# Short exercise:
Quote all of the data exactly as given. Skip every picture it contains.

# Supplied information:
::::::::
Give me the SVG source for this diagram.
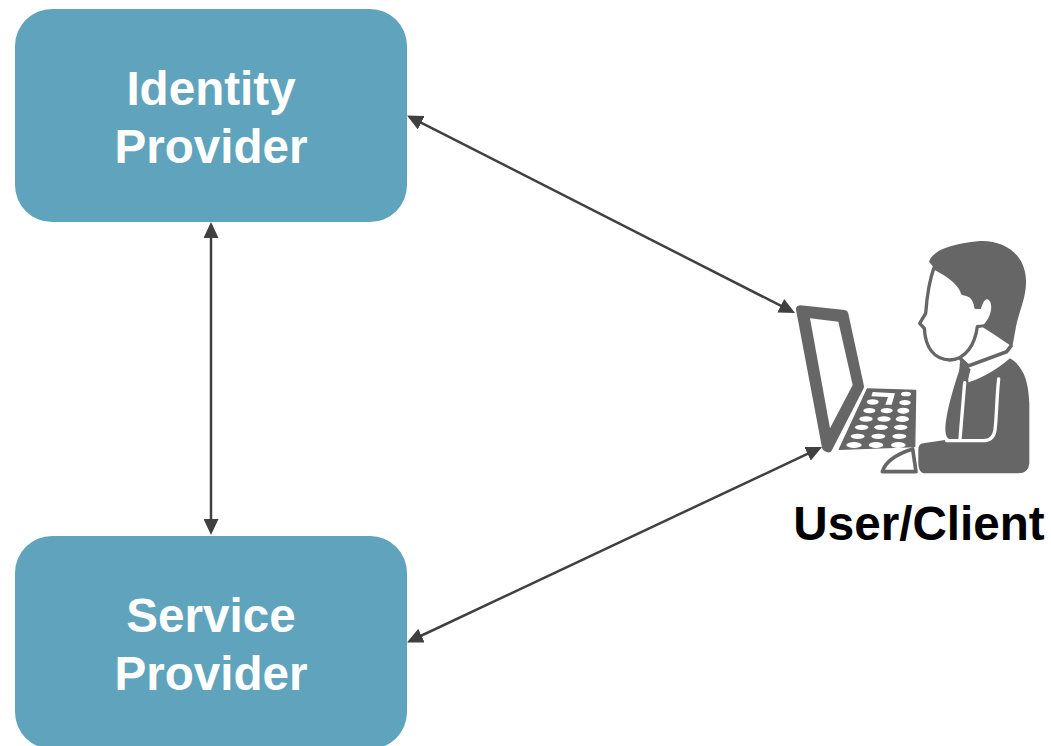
<svg xmlns="http://www.w3.org/2000/svg" width="1051" height="746" viewBox="0 0 1051 746">
<style>
.box{fill:#60a3bd}
.t{font-family:"Liberation Sans",Arial,sans-serif;font-weight:700;font-size:47.6px;text-anchor:middle}
.w{fill:#fff}
.conn{stroke:#404040;stroke-width:2.5;fill:none;marker-start:url(#a);marker-end:url(#a)}
.d{fill:#666}
.k{fill:#fff}
</style>
<defs>
<marker id="a" viewBox="0 0 16 15" refX="8" refY="7.5" markerWidth="16" markerHeight="15" markerUnits="userSpaceOnUse" orient="auto-start-reverse"><path d="M0,0L16,7.5L0,15Z" fill="#404040"/></marker>
</defs>
<rect width="1051" height="746" fill="#fff"/>
<g id="connectors">
<line class="conn" x1="211" y1="230" x2="211" y2="527"/>
<line class="conn" x1="414.1" y1="119.1" x2="787.9" y2="309.4"/>
<line class="conn" x1="414.2" y1="639" x2="814.8" y2="450.4"/>
</g>
<g id="identity-provider">
<rect class="box" x="15" y="9" width="392" height="213" rx="37"/>
<text class="t w" x="211" y="104.5">Identity</text>
<text class="t w" x="211" y="162.5">Provider</text>
</g>
<g id="service-provider">
<rect class="box" x="15" y="536" width="392" height="213" rx="37"/>
<text class="t w" x="211" y="631.5">Service</text>
<text class="t w" x="211" y="689.5">Provider</text>
</g>
<g id="user-client">
<g transform="translate(780 230) scale(.33333)">
<path class="d" d="M447,95C460,60 510,42 600,33C670,30 735,70 738,150C740,200 718,240 708,290L697,350L640,312L598,285L590,240L548,190L462,113Z"/>
<path d="M462,113C445,160 440,210 437,250L419,280L433,295C436,350 460,388 510,390C560,388 585,340 592,290L612,286C640,255 645,215 622,205C610,205 608,225 603,232L588,232C583,205 575,195 548,190C540,160 505,135 462,113Z" fill="#fff" stroke="#666" stroke-width="10" stroke-linejoin="round"/>
<path d="M604,232C608,226 610,208 622,208C640,215 638,255 612,283L596,284Z" fill="#fff"/>
<path class="d" d="M540,415L565,425L565,457C620,440 660,410 690,385C730,410 745,450 748,520L748,700Q745,730 715,730L430,730Q415,725 415,700L415,660Q415,640 430,640L510,628C495,625 495,600 497,580C505,520 525,460 540,415Z"/>
<path d="M540,385L565,408L680,365L695,345" fill="none" stroke="#666" stroke-width="11"/>
<path class="d" d="M540,392L572,418L566,440L558,458L538,422Z"/>
<path d="M554,458L540,627M656,447C650,500 650,560 645,600Q640,632 610,632L500,632" fill="none" stroke="#fff" stroke-width="10" stroke-linecap="round"/>
<path class="d" stroke="#666" stroke-width="24" stroke-linejoin="round" d="M60,238L193,252L240,470L145,655L138,652Z"/>
<path fill="#fff" d="M90,265L175,275L218,465L150,595Z"/>
<path class="d" stroke="#666" stroke-width="4" stroke-linejoin="round" d="M262,477L407,481L404,650L178,658Z"/>
<g class="k">
<path d="M278,486L345,490L335,524L316,524L324,501L274,499Z"/>
<ellipse cx="378" cy="492" rx="15" ry="7"/><ellipse cx="278" cy="516" rx="18" ry="8"/><ellipse cx="375" cy="518" rx="17" ry="8"/>
<ellipse cx="268" cy="542" rx="18" ry="8"/><ellipse cx="320" cy="542" rx="18" ry="8"/><ellipse cx="370" cy="542" rx="18" ry="9"/>
<ellipse cx="258" cy="567" rx="20" ry="8"/><ellipse cx="312" cy="567" rx="20" ry="8"/><ellipse cx="367" cy="567" rx="20" ry="9"/>
<ellipse cx="245" cy="592" rx="20" ry="8"/><ellipse cx="303" cy="592" rx="20" ry="8"/><ellipse cx="362" cy="592" rx="20" ry="8"/>
<ellipse cx="233" cy="619" rx="21" ry="8"/><ellipse cx="295" cy="619" rx="21" ry="8"/><ellipse cx="358" cy="619" rx="21" ry="8"/>
<ellipse cx="222" cy="645" rx="23" ry="9"/><ellipse cx="288" cy="645" rx="22" ry="9"/><ellipse cx="355" cy="645" rx="22" ry="9"/>
</g>
<path d="M307,725Q320,682 398,657L408,725Z" fill="#fff" stroke="#666" stroke-width="11" stroke-linejoin="round"/>
</g>
<text class="t" x="919" y="540" fill="#000">User/Client</text>
</g>
</svg>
::::::::
# Result:
Give me the SVG source for this diagram.
<svg xmlns="http://www.w3.org/2000/svg" width="1051" height="746" viewBox="0 0 1051 746">
<style>
.box{fill:#60a3bd}
.t{font-family:"Liberation Sans",Arial,sans-serif;font-weight:700;font-size:47.6px;text-anchor:middle}
.w{fill:#fff}
.conn{stroke:#404040;stroke-width:2.5;fill:none;marker-start:url(#a);marker-end:url(#a)}
.d{fill:#666}
.k{fill:#fff}
</style>
<defs>
<marker id="a" viewBox="0 0 16 15" refX="8" refY="7.5" markerWidth="16" markerHeight="15" markerUnits="userSpaceOnUse" orient="auto-start-reverse"><path d="M0,0L16,7.5L0,15Z" fill="#404040"/></marker>
</defs>
<rect width="1051" height="746" fill="#fff"/>
<g id="connectors">
<line class="conn" x1="211" y1="230" x2="211" y2="527"/>
<line class="conn" x1="414.1" y1="119.1" x2="787.9" y2="309.4"/>
<line class="conn" x1="414.2" y1="639" x2="814.8" y2="450.4"/>
</g>
<g id="identity-provider">
<rect class="box" x="15" y="9" width="392" height="213" rx="37"/>
<text class="t w" x="211" y="104.5">Identity</text>
<text class="t w" x="211" y="162.5">Provider</text>
</g>
<g id="service-provider">
<rect class="box" x="15" y="536" width="392" height="213" rx="37"/>
<text class="t w" x="211" y="631.5">Service</text>
<text class="t w" x="211" y="689.5">Provider</text>
</g>
<g id="user-client">
<g transform="translate(780 230) scale(.33333)">
<path class="d" d="M447,95C460,60 510,42 600,33C670,30 735,70 738,150C740,200 718,240 708,290L697,350L640,312L598,285L590,240L548,190L462,113Z"/>
<path d="M462,113C445,160 440,210 437,250L419,280L433,295C436,350 460,388 510,390C560,388 585,340 592,290L612,286C640,255 645,215 622,205C610,205 608,225 603,232L588,232C583,205 575,195 548,190C540,160 505,135 462,113Z" fill="#fff" stroke="#666" stroke-width="10" stroke-linejoin="round"/>
<path d="M604,232C608,226 610,208 622,208C640,215 638,255 612,283L596,284Z" fill="#fff"/>
<path class="d" d="M540,415L565,425L565,457C620,440 660,410 690,385C730,410 745,450 748,520L748,700Q745,730 715,730L430,730Q415,725 415,700L415,660Q415,640 430,640L510,628C495,625 495,600 497,580C505,520 525,460 540,415Z"/>
<path d="M540,385L565,408L680,365L695,345" fill="none" stroke="#666" stroke-width="11"/>
<path class="d" d="M540,392L572,418L566,440L558,458L538,422Z"/>
<path d="M554,458L540,627M656,447C650,500 650,560 645,600Q640,632 610,632L500,632" fill="none" stroke="#fff" stroke-width="10" stroke-linecap="round"/>
<path class="d" stroke="#666" stroke-width="24" stroke-linejoin="round" d="M60,238L193,252L240,470L145,655L138,652Z"/>
<path fill="#fff" d="M90,265L175,275L218,465L150,595Z"/>
<path class="d" stroke="#666" stroke-width="4" stroke-linejoin="round" d="M262,477L407,481L404,650L178,658Z"/>
<g class="k">
<path d="M278,486L345,490L335,524L316,524L324,501L274,499Z"/>
<ellipse cx="378" cy="492" rx="15" ry="7"/><ellipse cx="278" cy="516" rx="18" ry="8"/><ellipse cx="375" cy="518" rx="17" ry="8"/>
<ellipse cx="268" cy="542" rx="18" ry="8"/><ellipse cx="320" cy="542" rx="18" ry="8"/><ellipse cx="370" cy="542" rx="18" ry="9"/>
<ellipse cx="258" cy="567" rx="20" ry="8"/><ellipse cx="312" cy="567" rx="20" ry="8"/><ellipse cx="367" cy="567" rx="20" ry="9"/>
<ellipse cx="245" cy="592" rx="20" ry="8"/><ellipse cx="303" cy="592" rx="20" ry="8"/><ellipse cx="362" cy="592" rx="20" ry="8"/>
<ellipse cx="233" cy="619" rx="21" ry="8"/><ellipse cx="295" cy="619" rx="21" ry="8"/><ellipse cx="358" cy="619" rx="21" ry="8"/>
<ellipse cx="222" cy="645" rx="23" ry="9"/><ellipse cx="288" cy="645" rx="22" ry="9"/><ellipse cx="355" cy="645" rx="22" ry="9"/>
</g>
<path d="M307,725Q320,682 398,657L408,725Z" fill="#fff" stroke="#666" stroke-width="11" stroke-linejoin="round"/>
</g>
<text class="t" x="919" y="540" fill="#000">User/Client</text>
</g>
</svg>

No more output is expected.